We have tested that to recover voxel-level summary statistics using LDR summary statistics including 6.6 million SNPs and 25 LDRs, --voxel-gwas took 3, 10, 20, and 22 GB of memory to recover 2, 100, 1000, and 15,000 voxels, respectively (4 CPUs in parallel). When using a larger LDR summary statistics dataset including 6.6 million SNPs and 1750 LDRs, it took 50 GB of memory to recover 10,000 voxels (4 CPUs in parallel).

Voxel-level GWAS

Q: After using HEIG to scan the whole image, should I do voxel GWAS individually for those of interest?

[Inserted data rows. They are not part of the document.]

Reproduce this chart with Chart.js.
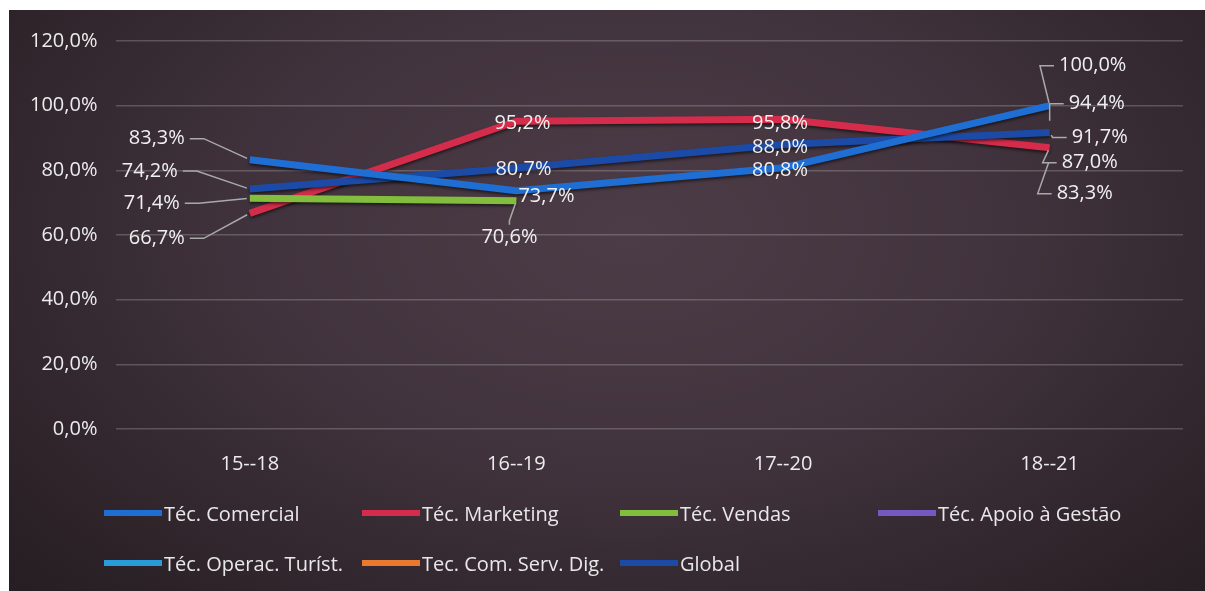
<!DOCTYPE html>
<html lang="pt">
<head>
<meta charset="utf-8">
<script src="https://cdn.jsdelivr.net/npm/chart.js@4.4.1/dist/chart.umd.min.js"></script>
<style>
  body { margin: 0; background: #fff; width: 1205px; height: 591px; overflow: hidden; position: relative; font-family: "Open Sans", sans-serif; }
  #painel {
    position: absolute; left: 9px; top: 10px; width: 1196px; height: 581px;
    background: radial-gradient(ellipse 70% 90% at 52% 38%, #4c3c47 0%, #41333d 45%, #2f252b 80%, #261e23 100%);
  }
  #painel canvas { position: absolute; left: 0; top: 0; }
  #legenda {
    position: absolute; left: 95px; top: 491px;
    display: grid; grid-template-columns: repeat(4, 258px); row-gap: 26px;
  }
  .item { display: flex; align-items: center; height: 24px; color: #e8e8e8; font-size: 20px; white-space: nowrap; }
  .item .linha { width: 58px; height: 6px; margin-right: 2px; }
</style>
</head>
<body>
<div id="painel">
  <canvas id="grafico" width="1196" height="581"></canvas>
  <div id="legenda"></div>
</div>
<script>
// Dados (percentagens)
const cursos = ["15--18", "16--19", "17--20", "18--21"];
const tecComercial = [83.3, 73.7, 80.8, 100.0];
const tecMarketing = [66.7, 95.2, 95.8, 87.0];
const tecVendas = [71.4, 70.6, null, null];
const tecApoioGestao = [null, null, null, 94.4];
const tecOperacTurist = [null, null, null, 83.3];
const tecComServDig = [null, null, null, null];
const global = [74.2, 80.7, 88.0, 91.7];
const ticksY = [0, 20, 40, 60, 80, 100, 120];

// Posição dos rótulos em relação ao ponto: [dx, dy, lado da linha de chamada]
const posRotulos = {
  "Téc. Comercial": [[-93, -21, "r"], [30, 6, null], [-3, 3, null], [43, -40, "l"]],
  "Téc. Marketing": [[-93, 25, "r"], [6, 2, null], [-3, 4, null], [40, 15, "l"]],
  "Téc. Vendas": [[-98, 5, "r"], [-7, 37, "t"], null, null],
  "Téc. Apoio à Gestão": [null, null, null, [47, -20, "l"]],
  "Téc. Operac. Turíst.": [null, null, null, [35, 34, "l"]],
  "Global": [[-100, -18, "r"], [7, 1, null], [-3, 3, null], [50, 5, "l"]]
};

const fmt = v => v.toFixed(1).replace(".", ",") + "%";

const serie = (label, data, cor, ordem) => ({
  label, data, borderColor: cor, backgroundColor: cor,
  borderWidth: 7, pointRadius: 0, pointHoverRadius: 0,
  tension: 0, spanGaps: false, order: ordem
});

// Sombra por baixo das linhas
const sombra = {
  id: "sombra",
  beforeDatasetDraw(chart) {
    const ctx = chart.ctx;
    ctx.save();
    ctx.shadowColor = "rgba(0,0,0,0.55)";
    ctx.shadowBlur = 3;
    ctx.shadowOffsetY = 2;
  },
  afterDatasetDraw(chart) { chart.ctx.restore(); }
};

// Rótulos de dados com linhas de chamada
const rotulos = {
  id: "rotulos",
  afterDatasetsDraw(chart) {
    const ctx = chart.ctx;
    ctx.save();
    ctx.font = "20px 'Open Sans'";
    ctx.textAlign = "center";
    ctx.textBaseline = "middle";
    chart.data.datasets.forEach((ds, i) => {
      const pos = posRotulos[ds.label];
      if (!pos) return;
      const meta = chart.getDatasetMeta(i);
      ds.data.forEach((v, j) => {
        if (v == null || !pos[j]) return;
        const p = meta.data[j];
        const [dx, dy, lado] = pos[j];
        const tx = p.x + dx, ty = p.y + dy;
        const w = ctx.measureText(fmt(v)).width;
        if (lado) {
          let ax, ay, bx, by;
          if (lado === "r") { ax = tx + w / 2 + 5; ay = ty; bx = ax + 14; by = ay; }
          else if (lado === "l") { ax = tx - w / 2 - 5; ay = ty; bx = ax - 14; by = ay; }
          else { ax = tx; ay = ty - 13; bx = ax; by = ay - 4; }
          const ang = Math.atan2(p.y - by, p.x - bx);
          ctx.strokeStyle = "#a9a9a9";
          ctx.lineWidth = 1.5;
          ctx.beginPath();
          ctx.moveTo(ax, ay);
          ctx.lineTo(bx, by);
          ctx.lineTo(p.x - Math.cos(ang) * 3, p.y - Math.sin(ang) * 3);
          ctx.stroke();
        }
        ctx.fillStyle = "#f0f0f0";
        ctx.fillText(fmt(v), tx, ty);
      });
    });
    ctx.restore();
  }
};

const grafico = new Chart(document.getElementById("grafico"), {
  type: "line",
  data: {
    labels: cursos,
    datasets: [
      serie("Téc. Comercial", tecComercial, "#1f6ed4", 2),
      serie("Téc. Marketing", tecMarketing, "#d42c4a", 3),
      serie("Téc. Vendas", tecVendas, "#82bd3e", 1),
      serie("Téc. Apoio à Gestão", tecApoioGestao, "#7658c0", 4),
      serie("Téc. Operac. Turíst.", tecOperacTurist, "#2a9bd9", 5),
      serie("Tec. Com. Serv. Dig.", tecComServDig, "#e8792e", 6),
      serie("Global", global, "#1b4ba6", 2)
    ]
  },
  options: {
    responsive: false,
    devicePixelRatio: 1,
    animation: false,
    layout: { padding: { top: 19, right: 22, bottom: 100, left: 2 } },
    plugins: { legend: { display: false }, tooltip: { enabled: false } },
    scales: {
      x: {
        offset: true,
        grid: { display: false },
        border: { display: false },
        ticks: { color: "#ececec", font: { family: "Open Sans", size: 20 }, padding: 15 }
      },
      y: {
        min: 0, max: 120,
        afterBuildTicks: s => { s.ticks = ticksY.map(value => ({ value })); },
        grid: { color: "rgba(255,255,255,0.2)", lineWidth: 1.5, drawTicks: false },
        border: { display: false },
        ticks: { color: "#ececec", font: { family: "Open Sans", size: 20 }, padding: 19, callback: v => fmt(v) }
      }
    }
  },
  plugins: [sombra, rotulos]
});

// Legenda em grelha
const legenda = document.getElementById("legenda");
grafico.data.datasets.forEach(ds => {
  const item = document.createElement("div");
  item.className = "item";
  const linha = document.createElement("span");
  linha.className = "linha";
  linha.style.background = ds.borderColor;
  item.appendChild(linha);
  item.appendChild(document.createTextNode(ds.label));
  legenda.appendChild(item);
});
</script>
</body>
</html>
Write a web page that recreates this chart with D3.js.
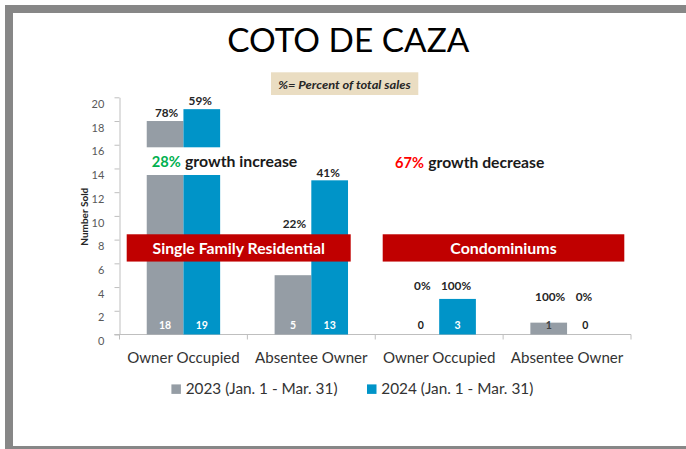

A: Suppose an investigator conducts whole-cortex voxel-level GWAS through HEIG, where 80% of image variance is preserved and the correlation between raw and reconstructed images is 0.85. The investigator identifies some voxels of interest. Instead of doing raw voxel-wise GWAS, the investigator can extract these voxels and do the second round of HEIG by preserving more image variance (e.g. 85%-90%) and achieving higher correlation between raw and reconstructed images (e.g. 0.90-0.95). We remind that in such cases one still needs to correct multiple hypothesis tests for all voxels analyzed in the first round.

However, we discourage preserving too much image variance (e.g. > 90%), because the local noise and biases can produce many suspicious loci where only one variant-voxel association is included in a locus. These loci are rarely reproducible. We propose a rule of theme for selecting LDRs: 80%-90% for image variance and 0.85-0.95 for correlation between raw and reconstructed images. We propose a post voxel-level GWAS screening step to remove such suspicious loci.

Q: Can I use HEIG to do efficient GWAS for a dataset of non-imaging phenotypes?

A: Yes, HEIG can handle non-imaging continuous phenotypes. In step Reading images, the dataset can be loaded using in text format through --image-txt. An additional coordinate file is required by default --coord-txt, however, it will not be used in analysis if we skip kernel smoothing --skip-smoothing in Functional PCA. In that case, FPCA reduces to PCA. The following steps for imaging and non-imaging data are the same.